THE EXERCISE — Quote from the first line below through the line that contains "const xTitle = 'initial velocity v (km/s)';", both included, and leave the pictures out.

* BEGIN RAW DATA *

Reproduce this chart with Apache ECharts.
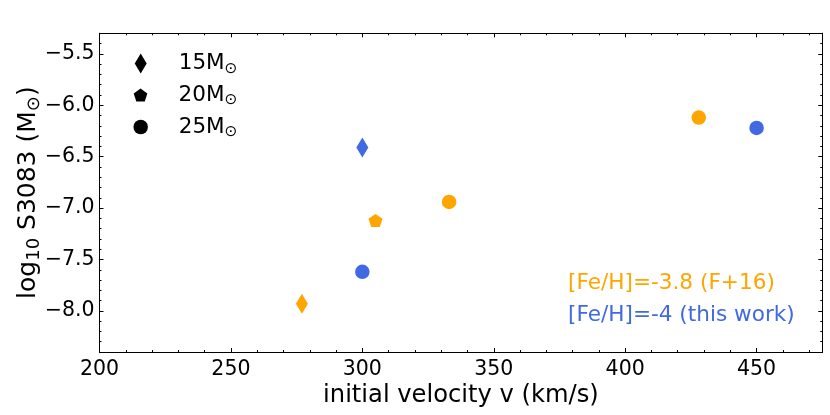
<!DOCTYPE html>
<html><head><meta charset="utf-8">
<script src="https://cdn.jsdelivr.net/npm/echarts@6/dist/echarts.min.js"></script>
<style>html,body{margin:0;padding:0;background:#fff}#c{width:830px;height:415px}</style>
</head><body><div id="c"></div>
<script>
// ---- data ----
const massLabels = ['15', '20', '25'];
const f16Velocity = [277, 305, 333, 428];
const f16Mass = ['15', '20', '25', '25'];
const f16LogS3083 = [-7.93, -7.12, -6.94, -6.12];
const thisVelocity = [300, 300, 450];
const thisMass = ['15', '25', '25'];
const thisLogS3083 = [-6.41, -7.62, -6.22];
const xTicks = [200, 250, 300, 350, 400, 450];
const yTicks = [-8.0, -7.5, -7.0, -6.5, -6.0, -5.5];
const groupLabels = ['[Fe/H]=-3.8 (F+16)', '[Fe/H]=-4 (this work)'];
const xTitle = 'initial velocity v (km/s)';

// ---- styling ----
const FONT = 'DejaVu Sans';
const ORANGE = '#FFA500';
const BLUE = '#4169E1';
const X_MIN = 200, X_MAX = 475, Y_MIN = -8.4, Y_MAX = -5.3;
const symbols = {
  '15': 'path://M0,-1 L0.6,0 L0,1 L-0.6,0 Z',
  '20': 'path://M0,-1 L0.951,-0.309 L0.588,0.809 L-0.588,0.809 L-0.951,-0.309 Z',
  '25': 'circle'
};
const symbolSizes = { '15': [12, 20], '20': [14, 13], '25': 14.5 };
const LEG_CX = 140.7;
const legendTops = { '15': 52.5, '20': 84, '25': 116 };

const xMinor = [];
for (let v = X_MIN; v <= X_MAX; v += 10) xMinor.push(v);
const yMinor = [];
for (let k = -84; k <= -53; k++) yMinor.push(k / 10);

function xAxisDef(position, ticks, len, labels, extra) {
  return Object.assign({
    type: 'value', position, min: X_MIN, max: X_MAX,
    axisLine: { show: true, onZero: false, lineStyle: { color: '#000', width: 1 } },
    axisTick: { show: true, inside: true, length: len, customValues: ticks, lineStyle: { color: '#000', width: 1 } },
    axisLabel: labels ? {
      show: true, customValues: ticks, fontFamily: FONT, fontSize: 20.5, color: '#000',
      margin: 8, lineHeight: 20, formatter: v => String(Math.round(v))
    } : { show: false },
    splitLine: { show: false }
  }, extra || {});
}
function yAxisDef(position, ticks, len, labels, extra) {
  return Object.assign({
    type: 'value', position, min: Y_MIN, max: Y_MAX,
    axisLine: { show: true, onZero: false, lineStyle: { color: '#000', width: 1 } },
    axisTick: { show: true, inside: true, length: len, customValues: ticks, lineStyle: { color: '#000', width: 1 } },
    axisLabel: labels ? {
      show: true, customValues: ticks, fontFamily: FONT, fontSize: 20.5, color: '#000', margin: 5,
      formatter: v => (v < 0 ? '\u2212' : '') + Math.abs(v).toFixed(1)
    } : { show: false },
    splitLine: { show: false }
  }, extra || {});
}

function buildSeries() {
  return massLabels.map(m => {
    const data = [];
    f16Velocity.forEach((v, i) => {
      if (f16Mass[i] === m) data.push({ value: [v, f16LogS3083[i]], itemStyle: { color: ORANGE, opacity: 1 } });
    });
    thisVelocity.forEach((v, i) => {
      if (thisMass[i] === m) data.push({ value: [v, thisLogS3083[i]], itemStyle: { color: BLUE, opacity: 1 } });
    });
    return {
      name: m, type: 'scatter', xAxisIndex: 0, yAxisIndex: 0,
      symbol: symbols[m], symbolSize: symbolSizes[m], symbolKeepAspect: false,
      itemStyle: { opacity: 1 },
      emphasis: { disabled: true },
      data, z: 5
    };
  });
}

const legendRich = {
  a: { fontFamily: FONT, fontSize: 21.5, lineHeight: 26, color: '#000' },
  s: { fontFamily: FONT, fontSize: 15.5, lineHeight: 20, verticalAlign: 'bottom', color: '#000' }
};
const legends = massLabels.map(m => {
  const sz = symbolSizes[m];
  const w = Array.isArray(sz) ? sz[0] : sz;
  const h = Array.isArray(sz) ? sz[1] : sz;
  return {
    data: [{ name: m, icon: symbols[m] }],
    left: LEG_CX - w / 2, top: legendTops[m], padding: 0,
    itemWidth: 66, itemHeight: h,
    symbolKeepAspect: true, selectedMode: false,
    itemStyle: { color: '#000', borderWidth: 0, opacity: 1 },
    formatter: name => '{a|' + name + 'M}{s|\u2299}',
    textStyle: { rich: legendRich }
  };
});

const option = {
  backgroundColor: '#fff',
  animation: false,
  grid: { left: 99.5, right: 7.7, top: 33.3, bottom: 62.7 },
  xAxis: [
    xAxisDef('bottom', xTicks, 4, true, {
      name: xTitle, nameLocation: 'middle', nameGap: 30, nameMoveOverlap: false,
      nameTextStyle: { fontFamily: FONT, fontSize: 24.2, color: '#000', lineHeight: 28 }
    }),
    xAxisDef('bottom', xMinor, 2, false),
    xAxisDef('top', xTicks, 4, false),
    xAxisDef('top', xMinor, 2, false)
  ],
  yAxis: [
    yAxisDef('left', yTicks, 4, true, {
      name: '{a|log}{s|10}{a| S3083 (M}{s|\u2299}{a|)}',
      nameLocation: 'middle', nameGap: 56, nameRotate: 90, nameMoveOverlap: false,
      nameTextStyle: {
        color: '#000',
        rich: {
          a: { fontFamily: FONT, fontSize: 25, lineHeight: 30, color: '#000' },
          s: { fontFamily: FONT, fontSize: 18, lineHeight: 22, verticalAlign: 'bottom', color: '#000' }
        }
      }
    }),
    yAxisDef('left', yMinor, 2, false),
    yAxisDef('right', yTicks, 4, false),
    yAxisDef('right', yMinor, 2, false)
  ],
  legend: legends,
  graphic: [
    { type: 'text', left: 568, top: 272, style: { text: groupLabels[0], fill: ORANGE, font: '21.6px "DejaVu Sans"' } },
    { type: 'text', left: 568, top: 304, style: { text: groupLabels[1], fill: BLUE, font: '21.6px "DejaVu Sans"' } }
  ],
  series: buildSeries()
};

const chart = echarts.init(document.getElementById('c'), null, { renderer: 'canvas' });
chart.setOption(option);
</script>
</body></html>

* END RAW DATA *

SOLUTION —
Reproduce this chart with Apache ECharts.
<!DOCTYPE html>
<html><head><meta charset="utf-8">
<script src="https://cdn.jsdelivr.net/npm/echarts@6/dist/echarts.min.js"></script>
<style>html,body{margin:0;padding:0;background:#fff}#c{width:830px;height:415px}</style>
</head><body><div id="c"></div>
<script>
// ---- data ----
const massLabels = ['15', '20', '25'];
const f16Velocity = [277, 305, 333, 428];
const f16Mass = ['15', '20', '25', '25'];
const f16LogS3083 = [-7.93, -7.12, -6.94, -6.12];
const thisVelocity = [300, 300, 450];
const thisMass = ['15', '25', '25'];
const thisLogS3083 = [-6.41, -7.62, -6.22];
const xTicks = [200, 250, 300, 350, 400, 450];
const yTicks = [-8.0, -7.5, -7.0, -6.5, -6.0, -5.5];
const groupLabels = ['[Fe/H]=-3.8 (F+16)', '[Fe/H]=-4 (this work)'];
const xTitle = 'initial velocity v (km/s)';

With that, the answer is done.